- _What to do_
Reproduce the listing exactly and skip over any pictures.

- _Available data_

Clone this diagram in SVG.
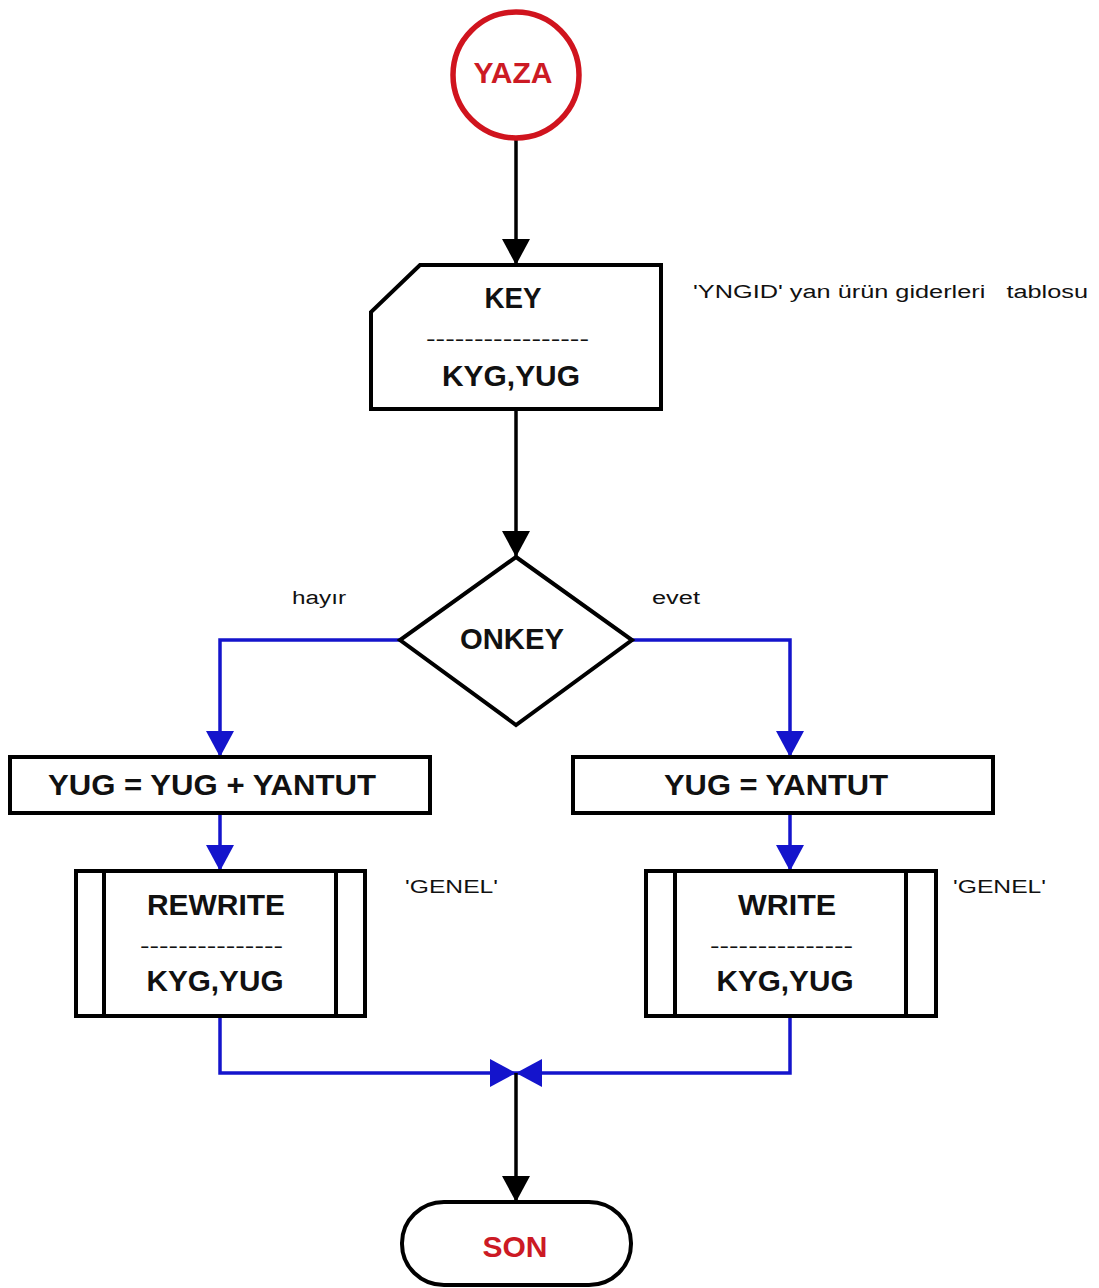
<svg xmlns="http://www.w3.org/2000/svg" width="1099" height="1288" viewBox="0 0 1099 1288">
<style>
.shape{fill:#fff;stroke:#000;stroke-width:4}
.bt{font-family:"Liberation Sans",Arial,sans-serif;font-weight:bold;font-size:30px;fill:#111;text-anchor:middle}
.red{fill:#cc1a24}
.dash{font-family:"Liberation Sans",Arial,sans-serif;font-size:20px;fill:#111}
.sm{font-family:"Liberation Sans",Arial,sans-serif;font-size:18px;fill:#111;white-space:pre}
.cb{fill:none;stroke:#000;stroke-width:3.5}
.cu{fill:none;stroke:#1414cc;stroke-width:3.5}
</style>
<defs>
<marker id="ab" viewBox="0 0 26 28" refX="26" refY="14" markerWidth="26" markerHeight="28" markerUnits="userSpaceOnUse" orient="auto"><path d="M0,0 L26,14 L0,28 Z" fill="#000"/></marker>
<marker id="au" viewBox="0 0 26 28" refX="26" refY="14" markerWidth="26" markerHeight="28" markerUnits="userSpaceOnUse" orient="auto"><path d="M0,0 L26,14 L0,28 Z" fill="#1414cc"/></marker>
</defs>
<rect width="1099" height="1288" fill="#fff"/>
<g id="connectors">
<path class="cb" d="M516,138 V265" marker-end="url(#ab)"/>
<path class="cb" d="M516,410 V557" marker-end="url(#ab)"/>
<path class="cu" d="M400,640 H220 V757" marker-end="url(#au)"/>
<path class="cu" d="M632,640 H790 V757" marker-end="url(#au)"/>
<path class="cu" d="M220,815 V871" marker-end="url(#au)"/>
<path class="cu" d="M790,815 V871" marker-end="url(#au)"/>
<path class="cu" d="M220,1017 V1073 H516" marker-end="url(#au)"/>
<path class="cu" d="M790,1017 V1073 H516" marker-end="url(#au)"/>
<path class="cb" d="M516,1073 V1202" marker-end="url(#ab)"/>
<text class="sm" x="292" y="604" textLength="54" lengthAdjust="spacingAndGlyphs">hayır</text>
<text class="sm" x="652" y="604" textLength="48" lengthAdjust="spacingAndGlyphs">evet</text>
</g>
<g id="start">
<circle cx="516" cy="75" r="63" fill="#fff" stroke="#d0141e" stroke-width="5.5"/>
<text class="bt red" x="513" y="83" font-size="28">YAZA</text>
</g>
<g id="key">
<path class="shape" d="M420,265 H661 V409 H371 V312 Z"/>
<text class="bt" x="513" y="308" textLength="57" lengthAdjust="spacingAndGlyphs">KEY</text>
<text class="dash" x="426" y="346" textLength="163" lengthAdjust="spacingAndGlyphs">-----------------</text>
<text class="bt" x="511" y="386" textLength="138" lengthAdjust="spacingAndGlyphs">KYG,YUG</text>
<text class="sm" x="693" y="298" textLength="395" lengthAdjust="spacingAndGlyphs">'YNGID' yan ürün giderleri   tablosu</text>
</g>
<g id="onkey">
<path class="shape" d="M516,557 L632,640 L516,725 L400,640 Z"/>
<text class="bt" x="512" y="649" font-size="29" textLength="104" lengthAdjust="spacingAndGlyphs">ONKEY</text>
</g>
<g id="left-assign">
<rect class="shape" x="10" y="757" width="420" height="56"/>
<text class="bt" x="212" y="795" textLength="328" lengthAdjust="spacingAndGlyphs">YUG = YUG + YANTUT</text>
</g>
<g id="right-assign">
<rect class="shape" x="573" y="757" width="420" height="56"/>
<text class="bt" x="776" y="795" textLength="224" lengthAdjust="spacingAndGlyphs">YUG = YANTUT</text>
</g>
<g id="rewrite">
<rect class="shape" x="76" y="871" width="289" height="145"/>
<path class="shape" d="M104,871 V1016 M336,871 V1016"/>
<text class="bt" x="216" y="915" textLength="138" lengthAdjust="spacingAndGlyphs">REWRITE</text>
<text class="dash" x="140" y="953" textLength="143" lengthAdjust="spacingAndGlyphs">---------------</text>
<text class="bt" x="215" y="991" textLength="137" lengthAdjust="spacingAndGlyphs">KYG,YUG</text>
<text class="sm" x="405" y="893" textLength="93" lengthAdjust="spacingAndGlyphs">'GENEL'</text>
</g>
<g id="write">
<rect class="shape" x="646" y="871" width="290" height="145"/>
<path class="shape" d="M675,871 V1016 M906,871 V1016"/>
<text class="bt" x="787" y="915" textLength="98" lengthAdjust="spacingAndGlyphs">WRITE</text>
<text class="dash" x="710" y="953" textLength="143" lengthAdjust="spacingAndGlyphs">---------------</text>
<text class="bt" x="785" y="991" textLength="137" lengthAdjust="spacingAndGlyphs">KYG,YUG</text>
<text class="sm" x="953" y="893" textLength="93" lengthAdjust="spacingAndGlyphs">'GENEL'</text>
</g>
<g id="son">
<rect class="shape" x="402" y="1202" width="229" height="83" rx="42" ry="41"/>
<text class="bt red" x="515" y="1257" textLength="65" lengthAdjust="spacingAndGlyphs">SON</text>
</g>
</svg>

- _Response to the exercise_
Clone this diagram in SVG.
<svg xmlns="http://www.w3.org/2000/svg" width="1099" height="1288" viewBox="0 0 1099 1288">
<style>
.shape{fill:#fff;stroke:#000;stroke-width:4}
.bt{font-family:"Liberation Sans",Arial,sans-serif;font-weight:bold;font-size:30px;fill:#111;text-anchor:middle}
.red{fill:#cc1a24}
.dash{font-family:"Liberation Sans",Arial,sans-serif;font-size:20px;fill:#111}
.sm{font-family:"Liberation Sans",Arial,sans-serif;font-size:18px;fill:#111;white-space:pre}
.cb{fill:none;stroke:#000;stroke-width:3.5}
.cu{fill:none;stroke:#1414cc;stroke-width:3.5}
</style>
<defs>
<marker id="ab" viewBox="0 0 26 28" refX="26" refY="14" markerWidth="26" markerHeight="28" markerUnits="userSpaceOnUse" orient="auto"><path d="M0,0 L26,14 L0,28 Z" fill="#000"/></marker>
<marker id="au" viewBox="0 0 26 28" refX="26" refY="14" markerWidth="26" markerHeight="28" markerUnits="userSpaceOnUse" orient="auto"><path d="M0,0 L26,14 L0,28 Z" fill="#1414cc"/></marker>
</defs>
<rect width="1099" height="1288" fill="#fff"/>
<g id="connectors">
<path class="cb" d="M516,138 V265" marker-end="url(#ab)"/>
<path class="cb" d="M516,410 V557" marker-end="url(#ab)"/>
<path class="cu" d="M400,640 H220 V757" marker-end="url(#au)"/>
<path class="cu" d="M632,640 H790 V757" marker-end="url(#au)"/>
<path class="cu" d="M220,815 V871" marker-end="url(#au)"/>
<path class="cu" d="M790,815 V871" marker-end="url(#au)"/>
<path class="cu" d="M220,1017 V1073 H516" marker-end="url(#au)"/>
<path class="cu" d="M790,1017 V1073 H516" marker-end="url(#au)"/>
<path class="cb" d="M516,1073 V1202" marker-end="url(#ab)"/>
<text class="sm" x="292" y="604" textLength="54" lengthAdjust="spacingAndGlyphs">hayır</text>
<text class="sm" x="652" y="604" textLength="48" lengthAdjust="spacingAndGlyphs">evet</text>
</g>
<g id="start">
<circle cx="516" cy="75" r="63" fill="#fff" stroke="#d0141e" stroke-width="5.5"/>
<text class="bt red" x="513" y="83" font-size="28">YAZA</text>
</g>
<g id="key">
<path class="shape" d="M420,265 H661 V409 H371 V312 Z"/>
<text class="bt" x="513" y="308" textLength="57" lengthAdjust="spacingAndGlyphs">KEY</text>
<text class="dash" x="426" y="346" textLength="163" lengthAdjust="spacingAndGlyphs">-----------------</text>
<text class="bt" x="511" y="386" textLength="138" lengthAdjust="spacingAndGlyphs">KYG,YUG</text>
<text class="sm" x="693" y="298" textLength="395" lengthAdjust="spacingAndGlyphs">'YNGID' yan ürün giderleri   tablosu</text>
</g>
<g id="onkey">
<path class="shape" d="M516,557 L632,640 L516,725 L400,640 Z"/>
<text class="bt" x="512" y="649" font-size="29" textLength="104" lengthAdjust="spacingAndGlyphs">ONKEY</text>
</g>
<g id="left-assign">
<rect class="shape" x="10" y="757" width="420" height="56"/>
<text class="bt" x="212" y="795" textLength="328" lengthAdjust="spacingAndGlyphs">YUG = YUG + YANTUT</text>
</g>
<g id="right-assign">
<rect class="shape" x="573" y="757" width="420" height="56"/>
<text class="bt" x="776" y="795" textLength="224" lengthAdjust="spacingAndGlyphs">YUG = YANTUT</text>
</g>
<g id="rewrite">
<rect class="shape" x="76" y="871" width="289" height="145"/>
<path class="shape" d="M104,871 V1016 M336,871 V1016"/>
<text class="bt" x="216" y="915" textLength="138" lengthAdjust="spacingAndGlyphs">REWRITE</text>
<text class="dash" x="140" y="953" textLength="143" lengthAdjust="spacingAndGlyphs">---------------</text>
<text class="bt" x="215" y="991" textLength="137" lengthAdjust="spacingAndGlyphs">KYG,YUG</text>
<text class="sm" x="405" y="893" textLength="93" lengthAdjust="spacingAndGlyphs">'GENEL'</text>
</g>
<g id="write">
<rect class="shape" x="646" y="871" width="290" height="145"/>
<path class="shape" d="M675,871 V1016 M906,871 V1016"/>
<text class="bt" x="787" y="915" textLength="98" lengthAdjust="spacingAndGlyphs">WRITE</text>
<text class="dash" x="710" y="953" textLength="143" lengthAdjust="spacingAndGlyphs">---------------</text>
<text class="bt" x="785" y="991" textLength="137" lengthAdjust="spacingAndGlyphs">KYG,YUG</text>
<text class="sm" x="953" y="893" textLength="93" lengthAdjust="spacingAndGlyphs">'GENEL'</text>
</g>
<g id="son">
<rect class="shape" x="402" y="1202" width="229" height="83" rx="42" ry="41"/>
<text class="bt red" x="515" y="1257" textLength="65" lengthAdjust="spacingAndGlyphs">SON</text>
</g>
</svg>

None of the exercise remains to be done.